** START Records for this exercise **
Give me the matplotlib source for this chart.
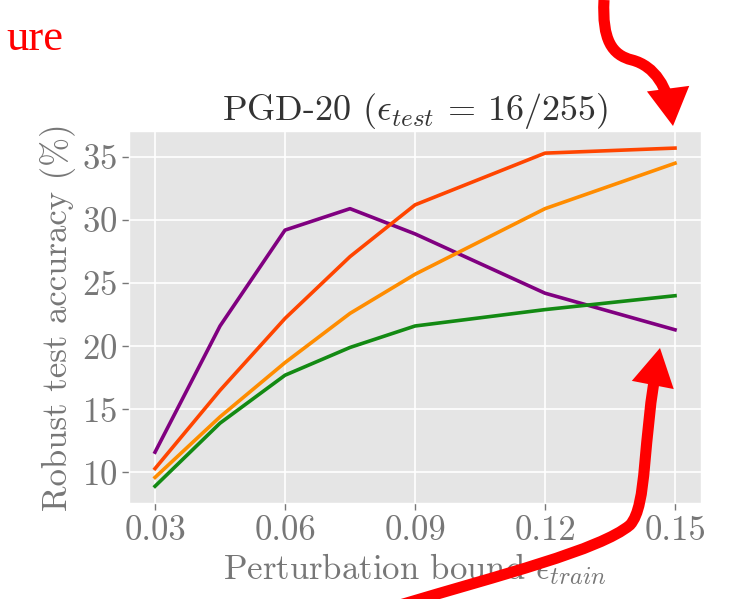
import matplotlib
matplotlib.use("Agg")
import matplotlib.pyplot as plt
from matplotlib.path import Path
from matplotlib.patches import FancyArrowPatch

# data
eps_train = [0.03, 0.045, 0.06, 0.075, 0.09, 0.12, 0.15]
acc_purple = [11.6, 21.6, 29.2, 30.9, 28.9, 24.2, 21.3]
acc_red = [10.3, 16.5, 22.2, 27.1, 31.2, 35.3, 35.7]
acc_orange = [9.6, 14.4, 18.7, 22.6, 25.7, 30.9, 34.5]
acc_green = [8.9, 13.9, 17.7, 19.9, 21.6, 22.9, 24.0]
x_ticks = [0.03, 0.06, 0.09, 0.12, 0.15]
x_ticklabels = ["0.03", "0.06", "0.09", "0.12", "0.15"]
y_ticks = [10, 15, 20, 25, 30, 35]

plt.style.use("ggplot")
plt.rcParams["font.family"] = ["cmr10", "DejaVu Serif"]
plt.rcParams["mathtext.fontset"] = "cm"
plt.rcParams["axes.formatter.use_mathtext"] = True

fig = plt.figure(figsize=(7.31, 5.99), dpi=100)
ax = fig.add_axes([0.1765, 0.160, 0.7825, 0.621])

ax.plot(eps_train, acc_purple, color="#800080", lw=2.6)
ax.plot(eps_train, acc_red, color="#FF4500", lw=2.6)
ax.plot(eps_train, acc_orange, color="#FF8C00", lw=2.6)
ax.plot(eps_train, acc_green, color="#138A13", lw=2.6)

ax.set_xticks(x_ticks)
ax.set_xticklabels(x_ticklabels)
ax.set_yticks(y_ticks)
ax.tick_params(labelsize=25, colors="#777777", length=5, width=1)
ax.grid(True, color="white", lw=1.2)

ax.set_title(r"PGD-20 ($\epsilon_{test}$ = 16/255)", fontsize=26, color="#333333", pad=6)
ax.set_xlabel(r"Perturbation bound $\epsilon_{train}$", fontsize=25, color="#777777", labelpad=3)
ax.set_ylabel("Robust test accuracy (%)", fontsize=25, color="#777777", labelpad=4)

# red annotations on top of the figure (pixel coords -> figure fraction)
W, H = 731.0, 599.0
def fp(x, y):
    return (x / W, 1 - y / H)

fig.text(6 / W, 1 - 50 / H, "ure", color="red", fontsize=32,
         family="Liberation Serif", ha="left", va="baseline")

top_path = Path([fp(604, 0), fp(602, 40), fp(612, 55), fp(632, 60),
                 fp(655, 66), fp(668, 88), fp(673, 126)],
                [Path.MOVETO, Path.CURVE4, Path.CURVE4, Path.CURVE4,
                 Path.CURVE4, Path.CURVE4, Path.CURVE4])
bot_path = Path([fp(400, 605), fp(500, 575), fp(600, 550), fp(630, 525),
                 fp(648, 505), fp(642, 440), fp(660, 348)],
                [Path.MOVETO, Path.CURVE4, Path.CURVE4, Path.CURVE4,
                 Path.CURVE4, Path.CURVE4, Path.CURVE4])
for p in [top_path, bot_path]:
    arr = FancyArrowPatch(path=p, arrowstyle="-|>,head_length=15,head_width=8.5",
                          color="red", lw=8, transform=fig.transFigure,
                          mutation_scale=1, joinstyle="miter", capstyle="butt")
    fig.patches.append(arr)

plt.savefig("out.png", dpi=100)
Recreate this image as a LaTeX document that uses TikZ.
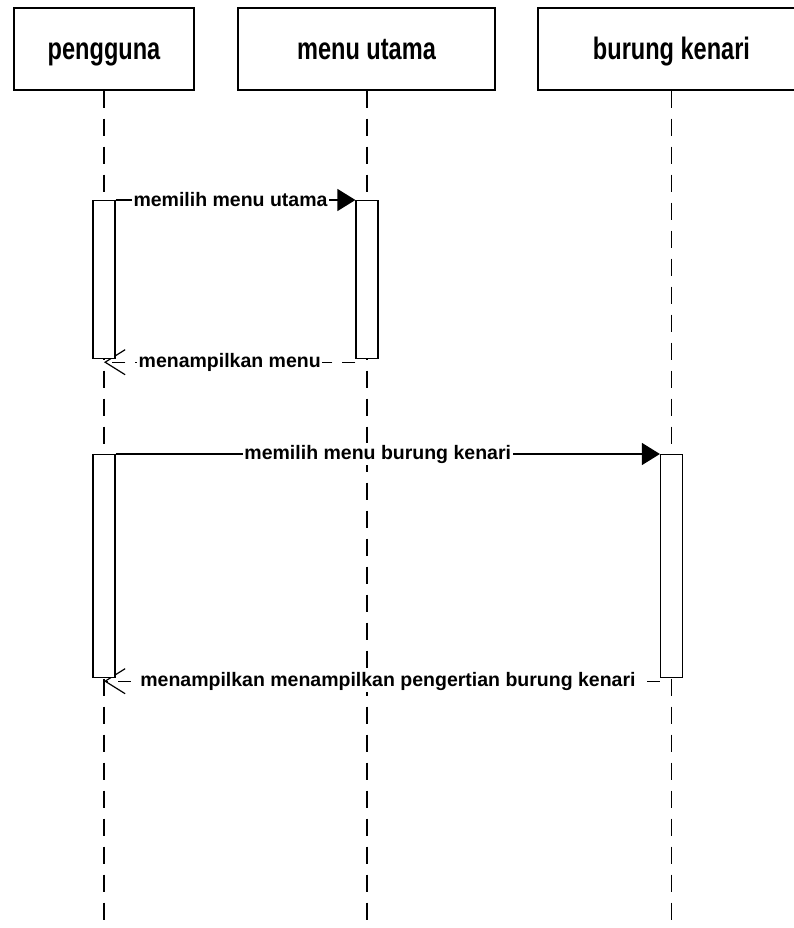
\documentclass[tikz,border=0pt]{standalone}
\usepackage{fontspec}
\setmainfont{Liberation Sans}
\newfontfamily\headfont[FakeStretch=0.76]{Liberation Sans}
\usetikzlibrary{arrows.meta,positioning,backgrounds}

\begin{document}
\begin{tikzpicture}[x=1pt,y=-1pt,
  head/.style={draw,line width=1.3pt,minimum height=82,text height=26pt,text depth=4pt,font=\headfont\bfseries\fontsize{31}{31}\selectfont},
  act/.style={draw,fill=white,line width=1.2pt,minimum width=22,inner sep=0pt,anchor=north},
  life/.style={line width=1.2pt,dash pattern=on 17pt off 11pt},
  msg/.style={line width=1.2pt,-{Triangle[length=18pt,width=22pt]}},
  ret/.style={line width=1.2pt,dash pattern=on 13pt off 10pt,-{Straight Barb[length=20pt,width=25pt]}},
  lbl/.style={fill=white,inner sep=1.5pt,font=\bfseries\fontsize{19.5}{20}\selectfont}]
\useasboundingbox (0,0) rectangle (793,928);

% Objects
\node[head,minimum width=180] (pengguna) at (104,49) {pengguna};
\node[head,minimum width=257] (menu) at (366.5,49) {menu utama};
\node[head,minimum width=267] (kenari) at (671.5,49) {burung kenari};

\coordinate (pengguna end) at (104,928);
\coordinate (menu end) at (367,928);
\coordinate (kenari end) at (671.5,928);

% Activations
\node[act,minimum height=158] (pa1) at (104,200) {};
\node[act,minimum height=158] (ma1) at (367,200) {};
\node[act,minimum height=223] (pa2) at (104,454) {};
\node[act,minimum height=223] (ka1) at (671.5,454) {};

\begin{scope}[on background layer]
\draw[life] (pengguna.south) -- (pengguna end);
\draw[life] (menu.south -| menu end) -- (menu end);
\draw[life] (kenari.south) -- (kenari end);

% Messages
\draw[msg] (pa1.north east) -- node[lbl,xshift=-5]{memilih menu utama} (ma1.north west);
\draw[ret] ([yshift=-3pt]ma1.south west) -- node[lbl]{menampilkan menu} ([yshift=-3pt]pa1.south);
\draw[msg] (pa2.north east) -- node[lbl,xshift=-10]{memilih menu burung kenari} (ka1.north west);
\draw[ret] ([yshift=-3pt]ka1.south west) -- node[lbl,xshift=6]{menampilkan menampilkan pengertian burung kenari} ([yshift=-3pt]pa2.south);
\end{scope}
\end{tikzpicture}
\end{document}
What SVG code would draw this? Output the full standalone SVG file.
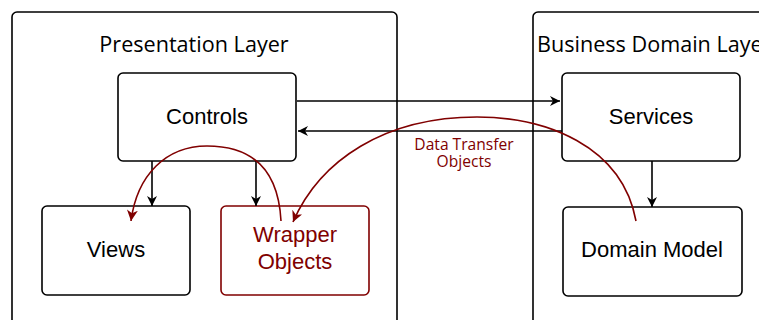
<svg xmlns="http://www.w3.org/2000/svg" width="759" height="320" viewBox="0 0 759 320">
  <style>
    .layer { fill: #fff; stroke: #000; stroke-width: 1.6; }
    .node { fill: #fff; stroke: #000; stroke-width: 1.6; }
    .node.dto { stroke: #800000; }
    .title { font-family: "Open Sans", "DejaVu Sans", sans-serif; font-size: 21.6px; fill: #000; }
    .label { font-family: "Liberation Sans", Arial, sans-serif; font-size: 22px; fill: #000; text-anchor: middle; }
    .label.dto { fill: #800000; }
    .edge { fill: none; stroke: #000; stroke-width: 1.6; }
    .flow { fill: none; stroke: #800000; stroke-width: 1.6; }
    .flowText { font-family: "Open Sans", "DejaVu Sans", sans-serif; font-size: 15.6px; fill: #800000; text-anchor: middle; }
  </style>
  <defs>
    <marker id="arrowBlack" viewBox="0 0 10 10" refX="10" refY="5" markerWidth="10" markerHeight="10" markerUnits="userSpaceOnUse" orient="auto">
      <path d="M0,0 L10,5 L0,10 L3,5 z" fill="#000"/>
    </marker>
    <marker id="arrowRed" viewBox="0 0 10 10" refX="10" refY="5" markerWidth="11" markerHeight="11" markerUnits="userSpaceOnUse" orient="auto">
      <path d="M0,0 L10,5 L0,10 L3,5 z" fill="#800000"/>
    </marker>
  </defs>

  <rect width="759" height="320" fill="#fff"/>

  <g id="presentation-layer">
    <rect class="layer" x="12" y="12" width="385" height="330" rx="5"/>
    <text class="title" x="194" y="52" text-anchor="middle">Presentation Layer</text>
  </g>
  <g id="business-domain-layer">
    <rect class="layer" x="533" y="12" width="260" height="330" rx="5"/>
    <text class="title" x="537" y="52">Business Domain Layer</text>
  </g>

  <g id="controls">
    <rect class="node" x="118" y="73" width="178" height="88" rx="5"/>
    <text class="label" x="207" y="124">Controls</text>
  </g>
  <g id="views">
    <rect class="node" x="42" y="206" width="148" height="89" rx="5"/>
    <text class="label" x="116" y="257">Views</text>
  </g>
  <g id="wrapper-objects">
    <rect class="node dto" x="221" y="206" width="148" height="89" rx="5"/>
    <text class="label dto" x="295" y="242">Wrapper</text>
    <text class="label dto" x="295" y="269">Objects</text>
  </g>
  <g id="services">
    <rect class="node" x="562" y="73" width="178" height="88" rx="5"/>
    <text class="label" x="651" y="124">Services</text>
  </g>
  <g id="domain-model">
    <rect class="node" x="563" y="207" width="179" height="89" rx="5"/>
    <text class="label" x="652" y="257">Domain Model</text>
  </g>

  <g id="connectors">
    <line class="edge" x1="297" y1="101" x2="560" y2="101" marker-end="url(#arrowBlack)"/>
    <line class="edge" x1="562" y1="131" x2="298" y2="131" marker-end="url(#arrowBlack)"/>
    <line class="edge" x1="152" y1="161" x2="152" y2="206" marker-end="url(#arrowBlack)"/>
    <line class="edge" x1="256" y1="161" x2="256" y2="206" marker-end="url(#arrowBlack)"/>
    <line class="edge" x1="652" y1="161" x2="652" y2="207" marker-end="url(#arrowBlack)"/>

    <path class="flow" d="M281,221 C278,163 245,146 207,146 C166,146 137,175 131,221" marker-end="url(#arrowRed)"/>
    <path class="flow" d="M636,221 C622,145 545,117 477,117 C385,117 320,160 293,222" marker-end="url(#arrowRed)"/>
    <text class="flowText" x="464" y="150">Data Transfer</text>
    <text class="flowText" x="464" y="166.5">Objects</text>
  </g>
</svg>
** END Records for this exercise **
Scan the material and collect every line that contains "matplotlib".

Give me the matplotlib source for this chart.
import matplotlib
matplotlib.use("Agg")
import matplotlib.pyplot as plt
from matplotlib.path import Path
from matplotlib.patches import FancyArrowPatch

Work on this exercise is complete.